Зачем было возвращаться к сочинению, оставшемуся в истории Театра сатиры как красивая легенда? Прежде Ширвиндт любил рассказывать, как мечталось ему сыграть Кречинского, как Козаков начинал репетировать тогда, двадцать лет назад, этот самый мюзикл. Но Козаков тогда уехал в Израиль, Валентин Николаевич Плучек (царство ему небесное!) спектакль закрыл.
Смотришь теперь вышедшую в Сатире «Игру» и думаешь: а не потому ли Плучек закрыл спектакль, что был он плох?
Бессмысленно спорить о том, кто больше виноват в таком плачевном результате — режиссер, актеры, худрук или обобщенный «театр». То, что почти все здесь работают ниже своих возможностей, хуже, чем могли бы, увы, свидетельствует о том, что невысокими, непритязательными были задачи.
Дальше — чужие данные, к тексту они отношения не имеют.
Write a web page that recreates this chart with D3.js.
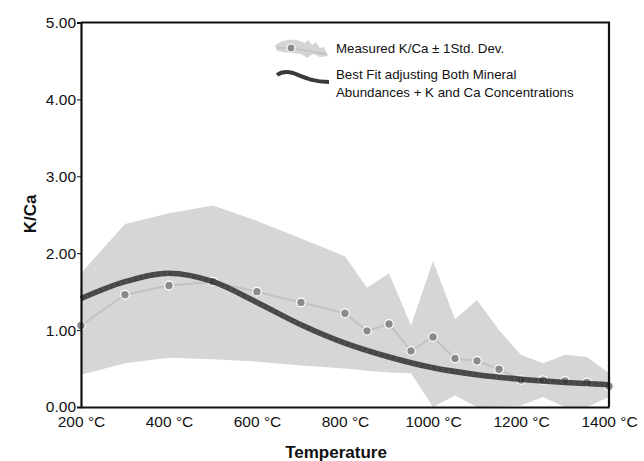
<!DOCTYPE html>
<html>
<head>
<meta charset="utf-8">
<script src="https://cdn.jsdelivr.net/npm/d3@7"></script>
<style>
  body { margin: 0; background: #fff; }
  svg text { font-family: "Liberation Sans", Arial, sans-serif; fill: #111; }
</style>
</head>
<body>
<div id="chart"></div>
<script>
// K/Ca step heating: measured ratio with 1 sigma envelope and the best-fit model curve
var temps = [200, 300, 400, 500, 600, 700, 800, 850, 900, 950, 1000, 1050, 1100, 1150, 1200, 1250, 1300, 1350, 1400];
var measured = [1.06, 1.46, 1.58, 1.63, 1.50, 1.36, 1.22, 0.99, 1.08, 0.73, 0.91, 0.63, 0.60, 0.49, 0.35, 0.35, 0.34, 0.32, 0.27];
var upperSd = [1.74, 2.38, 2.52, 2.62, 2.42, 2.19, 1.96, 1.55, 1.74, 1.06, 1.90, 1.14, 1.39, 1.00, 0.68, 0.57, 0.68, 0.65, 0.44];
var lowerSd = [0.42, 0.57, 0.64, 0.62, 0.59, 0.54, 0.50, 0.47, 0.45, 0.44, 0.00, 0.15, 0.00, 0.01, 0.02, 0.13, 0.00, 0.00, 0.13];

var fitTemps = [200, 300, 400, 500, 600, 700, 800, 900, 1000, 1100, 1200, 1300, 1400];
var fitValues = [1.41, 1.63, 1.74, 1.63, 1.36, 1.07, 0.83, 0.65, 0.51, 0.42, 0.36, 0.32, 0.29];

var xTicks = [200, 400, 600, 800, 1000, 1200, 1400];
var yTicks = [0, 1, 2, 3, 4, 5];

var W = 644, H = 461;
var margin = { top: 22.5, right: 35, bottom: 54, left: 81 };
var width = W - margin.left - margin.right,
    height = H - margin.top - margin.bottom;

var svg = d3.select("#chart").append("svg")
    .attr("width", W)
    .attr("height", H);

var g = svg.append("g")
    .attr("transform", "translate(" + margin.left + "," + margin.top + ")");

var x = d3.scaleLinear().domain([200, 1400]).range([0, width]);
var y = d3.scaleLinear().domain([0, 5]).range([height, 0]);

var rows = temps.map(function(t, i) {
    return { t: t, v: measured[i], hi: upperSd[i], lo: lowerSd[i] };
});
var fitRows = fitTemps.map(function(t, i) { return { t: t, v: fitValues[i] }; });

// std dev envelope
g.append("path")
    .datum(rows)
    .attr("fill", "#d6d6d6")
    .attr("d", d3.area()
        .x(function(d) { return x(d.t); })
        .y0(function(d) { return y(d.lo); })
        .y1(function(d) { return y(d.hi); }));

// measured line + dots
g.append("path")
    .datum(rows)
    .attr("fill", "none")
    .attr("stroke", "#c2c2c2")
    .attr("stroke-width", 2)
    .attr("d", d3.line()
        .x(function(d) { return x(d.t); })
        .y(function(d) { return y(d.v); }));

g.selectAll("circle.pt")
    .data(rows)
    .enter()
    .append("circle")
    .attr("class", "pt")
    .attr("cx", function(d) { return x(d.t); })
    .attr("cy", function(d) { return y(d.v); })
    .attr("r", 4.3)
    .attr("fill", "#8a8a8a")
    .attr("stroke", "#fff")
    .attr("stroke-width", 1.2);

// best fit curve, drawn over the dots
var fitLine = d3.line()
    .curve(d3.curveMonotoneX)
    .x(function(d) { return x(d.t); })
    .y(function(d) { return y(d.v); });

g.append("path")
    .datum(fitRows)
    .attr("fill", "none")
    .attr("stroke", "#2e2e2e")
    .attr("stroke-opacity", 0.85)
    .attr("stroke-width", 5.5)
    .attr("d", fitLine);

g.append("path")
    .datum(fitRows)
    .attr("fill", "none")
    .attr("stroke", "#5a5a5a")
    .attr("stroke-width", 4)
    .attr("stroke-dasharray", "1,5")
    .attr("d", fitLine);

// axes
var yAxis = g.append("g")
    .call(d3.axisLeft(y).tickValues(yTicks).tickFormat(d3.format(".2f")).tickSize(4).tickPadding(1));
var xAxis = g.append("g")
    .attr("transform", "translate(0," + height + ")")
    .call(d3.axisBottom(x).tickValues(xTicks).tickFormat(function(d) { return d + " °C"; }).tickSize(0).tickPadding(9));

[yAxis, xAxis].forEach(function(a) {
    a.select(".domain").attr("stroke", "#111").attr("stroke-width", 2.2);
    a.selectAll("text").style("font-size", "15.5px").attr("fill", "#111");
    a.selectAll(".tick line").attr("stroke", "#111");
});

// frame top and right
g.append("path")
    .attr("d", "M0,0H" + width + "V" + height)
    .attr("fill", "none")
    .attr("stroke", "#111")
    .attr("stroke-width", 2.2);

// axis titles
svg.append("text")
    .attr("x", 336)
    .attr("y", 458)
    .attr("text-anchor", "middle")
    .style("font-size", "17px")
    .style("font-weight", "bold")
    .text("Temperature");

svg.append("text")
    .attr("transform", "translate(36,214) rotate(-90)")
    .attr("text-anchor", "middle")
    .style("font-size", "17px")
    .style("font-weight", "bold")
    .text("K/Ca");

// legend
var leg = svg.append("g").attr("transform", "translate(275,39)");

leg.append("path")
    .attr("d", "M0,7 C5,2 12,0 22,1 L30,4 L33,1 L37,6 L41,3 L45,9 L49,8 L53,17 L45,18 L38,15 L32,19 L26,15 L17,14 L8,13 L2,12 Z")
    .attr("fill", "#d4d4d4");
leg.append("path")
    .attr("d", "M2,9 C10,8 20,10 52,15")
    .attr("fill", "none")
    .attr("stroke", "#c0c0c0")
    .attr("stroke-width", 1.5);
leg.append("circle")
    .attr("cx", 16).attr("cy", 9).attr("r", 4)
    .attr("fill", "#8a8a8a").attr("stroke", "#fff").attr("stroke-width", 1.2);

leg.append("path")
    .attr("d", "M2,36 C6,33 11,32 18,34 C28,38 38,43 54,43")
    .attr("fill", "none")
    .attr("stroke", "#3a3a3a")
    .attr("stroke-width", 4);

var legText = [
    { t: "Measured K/Ca ± 1Std. Dev.", y: 14 },
    { t: "Best Fit adjusting Both Mineral", y: 40 },
    { t: "Abundances + K and Ca Concentrations", y: 58 }
];
leg.selectAll("text.lt")
    .data(legText)
    .enter()
    .append("text")
    .attr("class", "lt")
    .attr("x", 61)
    .attr("y", function(d) { return d.y; })
    .style("font-size", "13.3px")
    .text(function(d) { return d.t; });
</script>
</body>
</html>
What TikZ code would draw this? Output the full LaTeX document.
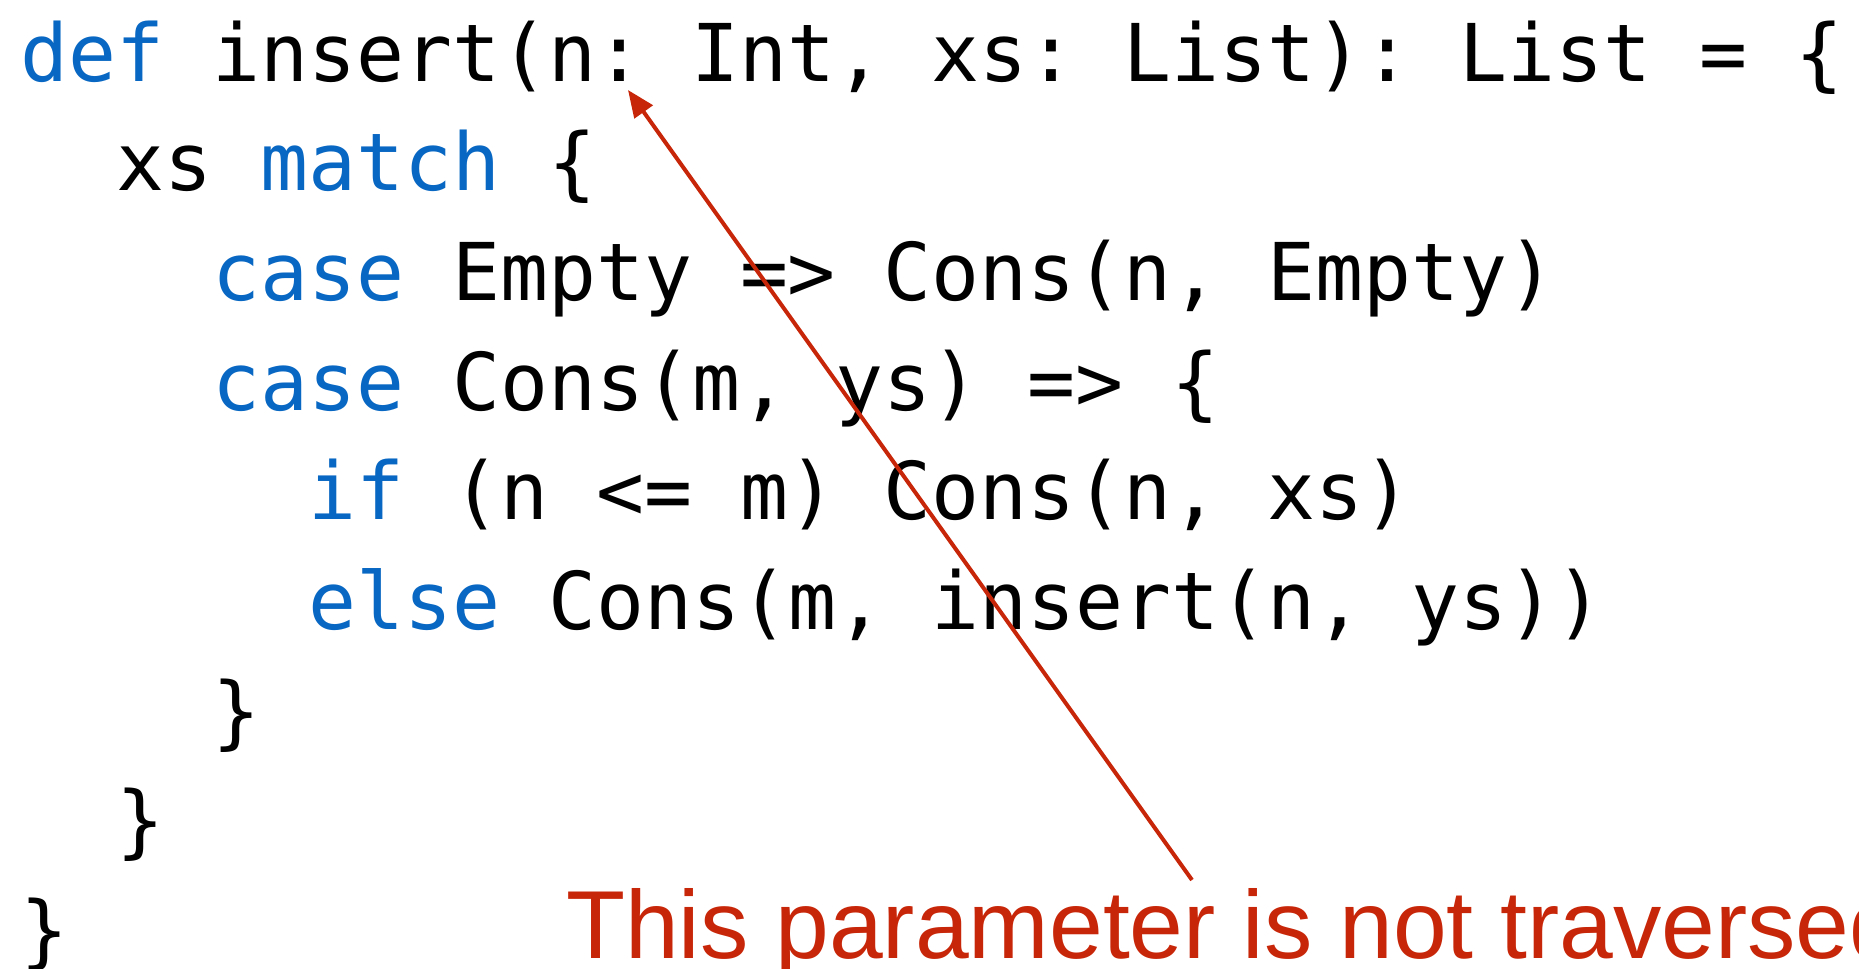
\documentclass[tikz,border=0pt]{standalone}
\usepackage{fontspec}
\newfontfamily\codefont{DejaVu Sans Mono}
\newfontfamily\notefont{Liberation Sans}
\usetikzlibrary{arrows.meta}
\definecolor{kwblue}{RGB}{8,103,194}
\definecolor{notered}{RGB}{200,38,8}
\newcommand{\kw}[1]{\textcolor{kwblue}{#1}}

\begin{document}
\begin{tikzpicture}[x=1bp, y=-1bp,
  codeline/.style={anchor=base west, inner sep=0pt,
    font=\codefont\fontsize{80}{96}\selectfont\frenchspacing},
  note/.style={anchor=base west, inner sep=0pt, text=notered,
    font=\notefont\fontsize{97}{116}\selectfont}]

  \useasboundingbox (0,0) rectangle (1859,968);

  % ====== code: one node per line, indent = 2 chars ======
  \node[codeline] (l1) at (20,81)
    {\kw{def} insert(n: Int, xs: List): List = \{};
  \node[codeline] (l2) at (116,190.7) {xs \kw{match} \{};
  \node[codeline] (l3) at (212,300.4) {\kw{case} Empty => Cons(n, Empty)};
  \node[codeline] (l4) at (212,410.1) {\kw{case} Cons(m, ys) => \{};
  \node[codeline] (l5) at (308,519.8) {\kw{if} (n <= m) Cons(n, xs)};
  \node[codeline] (l6) at (308,629.5) {\kw{else} Cons(m, insert(n, ys))};
  \node[codeline] (l7) at (212,739.2) {\}};
  \node[codeline] (l8) at (116,848.9) {\}};
  \node[codeline] (l9) at (20,958.6) {\}};

  % ====== remark and its arrow ======
  \node[note] (remark) at (566,958) {This parameter is not traversed};
  \coordinate (tail) at (1192,880);
  \coordinate (param) at (628,90);
  \draw[notered, line width=4bp, -{Triangle[length=27bp, width=22bp]}]
    (tail) -- (param);

\end{tikzpicture}
\end{document}
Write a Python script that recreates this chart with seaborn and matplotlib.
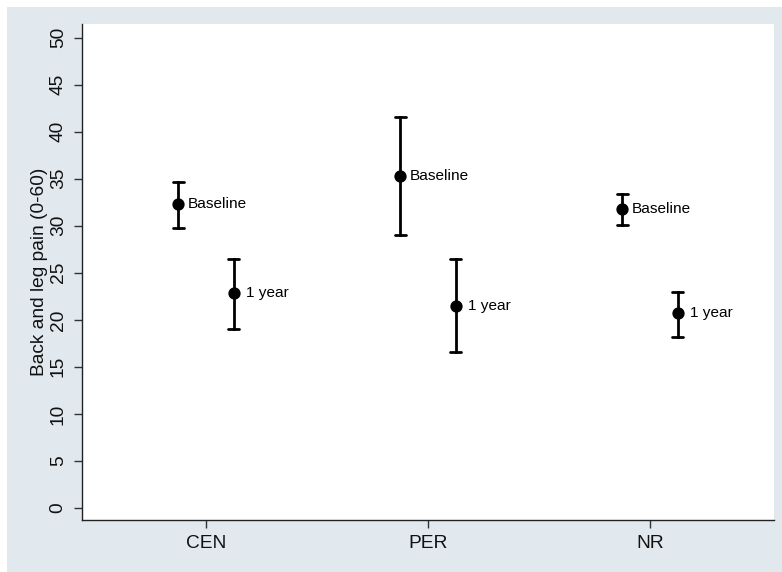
import matplotlib
matplotlib.use("Agg")
import matplotlib.pyplot as plt
from matplotlib.patches import Rectangle
import seaborn as sns
import pandas as pd

# ---- data ----
groups = ["CEN", "PER", "NR"]
times = ["Baseline", "1 year"]
baseline_mean = [32.3, 35.3, 31.8]
baseline_low = [29.8, 29.0, 30.1]
baseline_high = [34.7, 41.6, 33.4]
year1_mean = [22.8, 21.5, 20.7]
year1_low = [19.0, 16.6, 18.2]
year1_high = [26.5, 26.5, 23.0]
y_ticks = [0, 5, 10, 15, 20, 25, 30, 35, 40, 45, 50]
y_label = "Back and leg pain (0-60)"

# long table: low / mean / high per point -> median = mean, 100% interval = CI
rows = []
for t, means, lows, highs in [
    ("Baseline", baseline_mean, baseline_low, baseline_high),
    ("1 year", year1_mean, year1_low, year1_high),
]:
    for g, m, lo, hi in zip(groups, means, lows, highs):
        for v in (lo, m, hi):
            rows.append({"group": g, "time": t, "value": v})
df = pd.DataFrame(rows)

sns.set_theme(style="white")
plt.rcParams["font.family"] = ["Liberation Sans", "DejaVu Sans"]

BG = "#E1E9EF"
fig = plt.figure(figsize=(7.82, 5.72), dpi=100, facecolor="white")
fig.patches.append(Rectangle((7 / 782, 0), 1 - 7 / 782, 1 - 7 / 572,
                             transform=fig.transFigure, facecolor=BG,
                             edgecolor="none", zorder=-10))
ax = fig.add_axes([82 / 782, 1 - 520 / 572, (774 - 82) / 782, (520 - 24) / 572])
ax.set_facecolor("white")

dodge = 0.25
sns.pointplot(data=df, x="group", y="value", hue="time", order=groups,
              hue_order=times, estimator="median", errorbar=("pi", 100),
              dodge=dodge, palette=["black", "black"], linestyle="none",
              marker="o", markersize=6.8, capsize=0.05,
              err_kws={"linewidth": 2.0}, legend=False, ax=ax)

# labels next to the points
offsets = {"Baseline": 7, "1 year": 9}
for ti, (t, means) in enumerate([("Baseline", baseline_mean), ("1 year", year1_mean)]):
    shift = -dodge / 2 if ti == 0 else dodge / 2
    for gi, m in enumerate(means):
        ax.annotate(t, xy=(gi + shift, m), xytext=(offsets[t], 0),
                    textcoords="offset points", ha="left", va="center",
                    fontsize=11.1, color="black")

ax.set_xlim(-0.559, 2.559)
ax.set_ylim(-1.28, 51.45)
ax.set_yticks(y_ticks)
ax.set_yticklabels([str(v) for v in y_ticks], rotation=90, va="center")
ax.set_xlabel("")
ax.set_ylabel(y_label, fontsize=13.8, labelpad=1, color="#111111")

for s in ["top", "right"]:
    ax.spines[s].set_visible(False)
for s in ["left", "bottom"]:
    ax.spines[s].set_color("#222222")
    ax.spines[s].set_linewidth(1.0)

ax.tick_params(axis="both", direction="out", length=6, width=1,
               color="#333333", labelsize=13.8, labelcolor="#111111",
               left=True, bottom=True)
ax.tick_params(axis="x", pad=5)
ax.tick_params(axis="y", pad=5)

fig.savefig("out.png", dpi=100, facecolor="white")
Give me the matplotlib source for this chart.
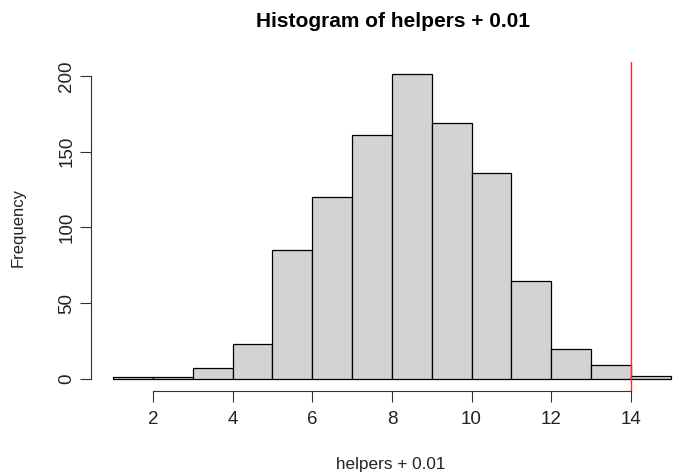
import matplotlib
matplotlib.use("Agg")
import matplotlib.pyplot as plt
import numpy as np

# bin edges and counts
edges = np.arange(1, 16)
counts = [1, 1, 7, 23, 85, 120, 161, 201, 169, 136, 65, 20, 9, 2]
x_ticks = [2, 4, 6, 8, 10, 12, 14]
y_ticks = [0, 50, 100, 150, 200]
cutoff = 14

plt.rcParams['font.family'] = ['Liberation Sans', 'DejaVu Sans']

fig = plt.figure(figsize=(6.73, 4.73), dpi=100)
ax = fig.add_axes([0.1348, 0.173, 0.895, 0.6953])

ax.hist(edges[:-1], bins=edges, weights=counts, color='#d3d3d3',
        edgecolor='black', linewidth=0.9)
ax.axvline(cutoff, color='#ff2a2a', linewidth=1.0)

ax.set_xlim(0.44, 15.56)
ax.set_ylim(-8.04, 209.04)

for s in ['top', 'right']:
    ax.spines[s].set_visible(False)
ax.spines['left'].set_bounds(0, 200)
ax.spines['bottom'].set_bounds(2, 14)
for s in ['left', 'bottom']:
    ax.spines[s].set_linewidth(0.8)
    ax.spines[s].set_color('#333333')

ax.set_xticks(x_ticks)
ax.set_yticks(y_ticks)
ax.set_yticklabels([str(v) for v in y_ticks], rotation=90, va='center')
ax.tick_params(length=8, width=0.8, labelsize=13.5, color='#333333',
               labelcolor='#222222')
ax.tick_params(axis='x', pad=6)
ax.tick_params(axis='y', pad=3)

fig.text(0.584, 0.955, 'Histogram of helpers + 0.01', ha='center', va='center',
         fontsize=15, fontweight='bold')
fig.text(0.58, 0.017, 'helpers + 0.01', ha='center', va='center', fontsize=12.3,
         color='#222222')
fig.text(0.027, 0.52, 'Frequency', ha='center', va='center', rotation=90,
         fontsize=12, color='#222222')

fig.savefig('out.png', dpi=100)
Владимир Максимов, художник спектакля, параллельно работал над «Безумной из Шайо» в «Мастерской Петра Фоменко». И там он — на высоте (там он и стал знаменит как один из лучших сегодня сценографов и в июне этого года получил Государственную премию за спектакли, поставленные в «Мастерской…»).
Работу Николая Андросова, означенного в программке балетмейстером, иначе как халтурой назвать нельзя. Конечно, было бы лучше, чтобы об этой его «подработке» никто никогда и не узнал, поскольку до сих пор Андросова принято было считать крепким профессионалом. Но какая же может быть «анонимность» в столичном театре?! И теперь все видят, как можно танцевать — «мимо» рук, «мимо» ног. Для мюзикла (если была претензия на мюзикл) это равно самоубийству, поскольку в мюзикле самое главное — общий порыв, единый танец двадцати или сорока пар ног и соответственно рук…
Один из величайших пианистов теперь уже прошлого века, рассказывают, не любил, когда его называли первым: «Я не первый, я — второй», — неизменно поправлял он говорившего. И когда все вокруг изумлялись, добавлял: «Первых много, а другого второго нет». Как же справедливы его слова, если перенести их на нынешнюю московскую ситуацию с мюзиклами! У нас все мюзиклы — первые. В октябре 1998-го в концертном зале Президиума Академии наук на Ленинском сыграли «Бюро счастья», первый русский мюзикл. Ровно через год в Москве появился «первый настоящий мюзикл» «Метро». Нынешней весной та же команда и на той же сцене московской Оперетты выпустила и первый настоящий французский мюзикл «Нотр-Дам де Пари». Первый настоящий американский мюзикл «Чикаго» выйдет, как уже сказано, в октябре. Первый классический мюзикл «Норд-Ост» идет в специально для него переоборудованной и перестроенной сцене Дворца культуры Первого ГПЗ.
На фоне такого невероятного многообразия феноменальным кажется то, что действительно самый первый и самый простодушный русский мюзикл, «Бюро счастья», продолжает жить и регулярно играется в Москве.
При очевидных просчетах и бедности этого начального опыта в нем легко обнаружить и не менее очевидные достоинства: «Бюро счастья» — первое предприятие такого рода, где к сотрудничеству были приглашены мастера своего дела. Рассказ Агаты Кристи «перекраивали» Александр Бородянский и Юрий Ряшенцев, музыку писал Виктор Лебедев. И спектакль стали играть под живой симфоджазовый оркестр, которым дирижировал Кирилл Кримец. Сценографию и костюмы заказали Андрею Шарову. Но главное — пели в спектакле те, кто этому обучен и делает это профессионально, — Людмила Гурченко, Алена Свиридова и Николай Фоменко. А танцевали те, кого не надо было этому учить с первой репетиции, — Театр современного балета «Артос». «Мы называем это первым московским мюзиклом», — вправе был сказать тогда Андрей Житинкин. Критику не обойтись без хорошей памяти: «Бюро счастья» — еще и первый спектакль в этом легкомысленном жанре, которому предшествовала развернутая рекламная кампания. Пройдут годы, и в мюзикле «Норд-Ост» на сцену станет садиться настоящий самолет. И этим легко будет заманивать публику, которой захочется проверить правдивость рекламных зазывал. В 1998-м, через два месяца после дефолта, радовались возможности посмотреть на летающего над сценой Фоменко, на танцующую на роликовых коньках Гурченко. Рекламный ход был незатейлив: известная страховая фирма взяла на себя расходы по страхованию, поскольку — и это, конечно, должно было привлечь зрителей! — полеты и трюки актеры будут выполнять без дублеров.
Трюки были, и Фоменко действительно пролетал над сценой и даже над креслами зрителей. Все остальное не отличалось особой изобретательностью. Когда занавес открывается, сцена вообще пуста, и только над сценой под балдахином между небом и землей болтается неприкаянный сугробоподобный «будуар».